The appeal was straightforward:

  • no heat output
  • no noise
  • no local power consumption
  • no hardware maintenance

Of course, this comes with a different set of risks – trust, transparency, and counterparty dependence being the most obvious.

At the time of writing, I’m still waiting for my first payout, which will be the point at which I can begin forming a more informed opinion. Until then, I’m treating it as an observation phase rather than a recommendation.

That distinction matters.

I’ll cover my experience converting mined crypto and learning the new style of mining in future posts.

This is not financial advice, and I’m documenting this purely as a personal experiment.

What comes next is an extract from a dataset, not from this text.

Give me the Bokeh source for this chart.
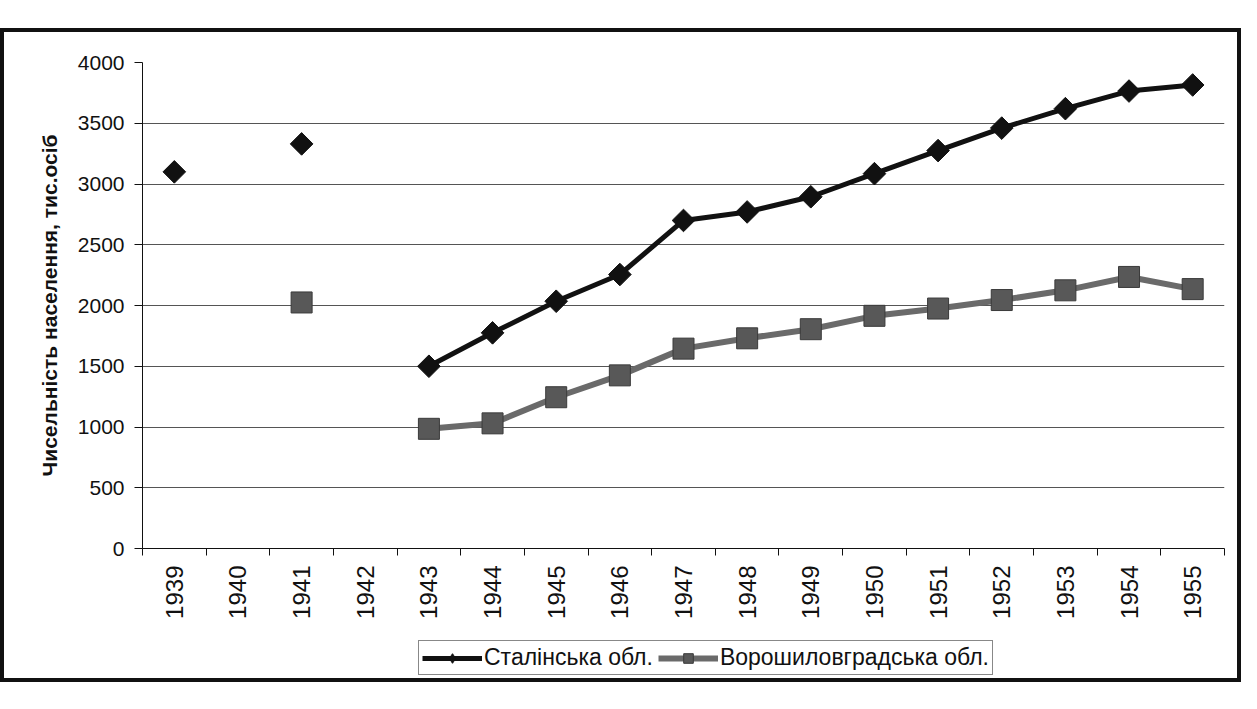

What I’d Do Differently If I Started Again

Looking back, there are a few lessons I’d carry forward if I were starting from scratch:

  • Account for lifestyle costs early
    – Heat, noise, and attention are real inputs, not side notes.
  • Define an exit condition upfront
    – Knowing when you’ll stop prevents emotional attachment.
  • Treat mining as an experiment, not an identity
    – Detachment makes rational decisions easier.
  • Reassess assumptions regularly
    – What made sense a year ago may not today.

These lessons apply well beyond crypto.

Who This Experience Will (and Won’t) Be Useful For

If you’re considering GPU crypto mining in Australia, particularly in warmer climates, this experience is worth factoring into your decision.

GPU mining can still make sense if:

  • you have access to cheap power
  • you can isolate heat and noise effectively
  • you enjoy the hands-on aspect

It’s probably not a good fit if:

  • you’re sensitive to environmental discomfort
  • you’re expecting “set and forget” income
  • you underestimate the ongoing friction

For me, shutting down my GPU miner wasn’t about abandoning crypto – it was about recognising when a project had run its course.

And sometimes, that’s the most valuable outcome of all.

This post reflects my own experience and circumstances, which may differ significantly from others.